start Dataset section

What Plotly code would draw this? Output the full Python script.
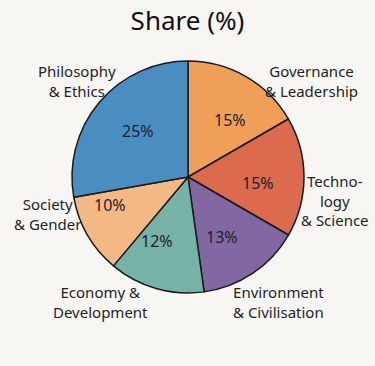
import plotly.graph_objects as go

categories = ["Governance<br>& Leadership", "Techno-<br>logy<br>& Science",
              "Environment<br>& Civilisation", "Economy &<br>Development",
              "Society<br>& Gender", "Philosophy<br>& Ethics"]
shares = [15, 15, 13, 12, 10, 25]
share_labels = ["15%", "15%", "13%", "12%", "10%", "25%"]
colors = ["#F09F58", "#DC6A4C", "#8268A2", "#74B3A6", "#F3B984", "#4A8DC0"]

W, H = 375, 366
cx, cy, r = 188, 177, 116
dom_x = [(cx - r) / W, (cx + r) / W]
dom_y = [1 - (cy + r) / H, 1 - (cy - r) / H]

# layout only: pixel centres of category labels and of share labels
label_pos = [(311, 81), (335, 200), (278, 302), (100, 302), (47, 214), (77, 81)]
share_pos = [(230, 120), (258, 183), (222, 237), (157, 241), (110, 205), (138, 131)]

fig = go.Figure()
fig.add_trace(go.Pie(
    values=shares, labels=categories, textinfo="none",
    sort=False, direction="clockwise", rotation=0,
    marker=dict(colors=colors, line=dict(color="#1a1a1a", width=1.5)),
    domain=dict(x=dom_x, y=dom_y), showlegend=False, hoverinfo="skip",
))
for lab, (px, py) in zip(categories, label_pos):
    fig.add_annotation(
        text=lab, x=px / W, y=1 - py / H, xref="paper", yref="paper",
        xanchor="center", yanchor="middle", align="center", showarrow=False,
        font=dict(size=15, color="#1c1f26", family="Noto Sans"),
    )
for lab, (px, py) in zip(share_labels, share_pos):
    fig.add_annotation(
        text=lab, x=px / W, y=1 - py / H, xref="paper", yref="paper",
        xanchor="center", yanchor="middle", align="center", showarrow=False,
        font=dict(size=16, color="#1c2230", family="Noto Sans"),
    )
fig.update_layout(
    width=W, height=H, margin=dict(l=0, r=0, t=0, b=0),
    paper_bgcolor="#F8F6F2", plot_bgcolor="#F8F6F2",
    title=dict(text="Share (%)", x=0.5, xanchor="center", y=1 - 21 / H, yanchor="middle",
               font=dict(size=26, color="#111111", family="Noto Sans")),
)
fig.write_html("out.html", config={"displayModeBar": False},
               post_script="document.body.style.margin='0';document.body.style.overflow='hidden';")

end Dataset section

**What is asked:**
Retype the whole listing, keeping every line identical and omitting all pictures.

**Response to this exercise:**
What Plotly code would draw this? Output the full Python script.
import plotly.graph_objects as go

categories = ["Governance<br>& Leadership", "Techno-<br>logy<br>& Science",
              "Environment<br>& Civilisation", "Economy &<br>Development",
              "Society<br>& Gender", "Philosophy<br>& Ethics"]
shares = [15, 15, 13, 12, 10, 25]
share_labels = ["15%", "15%", "13%", "12%", "10%", "25%"]
colors = ["#F09F58", "#DC6A4C", "#8268A2", "#74B3A6", "#F3B984", "#4A8DC0"]

W, H = 375, 366
cx, cy, r = 188, 177, 116
dom_x = [(cx - r) / W, (cx + r) / W]
dom_y = [1 - (cy + r) / H, 1 - (cy - r) / H]

# layout only: pixel centres of category labels and of share labels
label_pos = [(311, 81), (335, 200), (278, 302), (100, 302), (47, 214), (77, 81)]
share_pos = [(230, 120), (258, 183), (222, 237), (157, 241), (110, 205), (138, 131)]

fig = go.Figure()
fig.add_trace(go.Pie(
    values=shares, labels=categories, textinfo="none",
    sort=False, direction="clockwise", rotation=0,
    marker=dict(colors=colors, line=dict(color="#1a1a1a", width=1.5)),
    domain=dict(x=dom_x, y=dom_y), showlegend=False, hoverinfo="skip",
))
for lab, (px, py) in zip(categories, label_pos):
    fig.add_annotation(
        text=lab, x=px / W, y=1 - py / H, xref="paper", yref="paper",
        xanchor="center", yanchor="middle", align="center", showarrow=False,
        font=dict(size=15, color="#1c1f26", family="Noto Sans"),
    )
for lab, (px, py) in zip(share_labels, share_pos):
    fig.add_annotation(
        text=lab, x=px / W, y=1 - py / H, xref="paper", yref="paper",
        xanchor="center", yanchor="middle", align="center", showarrow=False,
        font=dict(size=16, color="#1c2230", family="Noto Sans"),
    )
fig.update_layout(
    width=W, height=H, margin=dict(l=0, r=0, t=0, b=0),
    paper_bgcolor="#F8F6F2", plot_bgcolor="#F8F6F2",
    title=dict(text="Share (%)", x=0.5, xanchor="center", y=1 - 21 / H, yanchor="middle",
               font=dict(size=26, color="#111111", family="Noto Sans")),
)
fig.write_html("out.html", config={"displayModeBar": False},
               post_script="document.body.style.margin='0';document.body.style.overflow='hidden';")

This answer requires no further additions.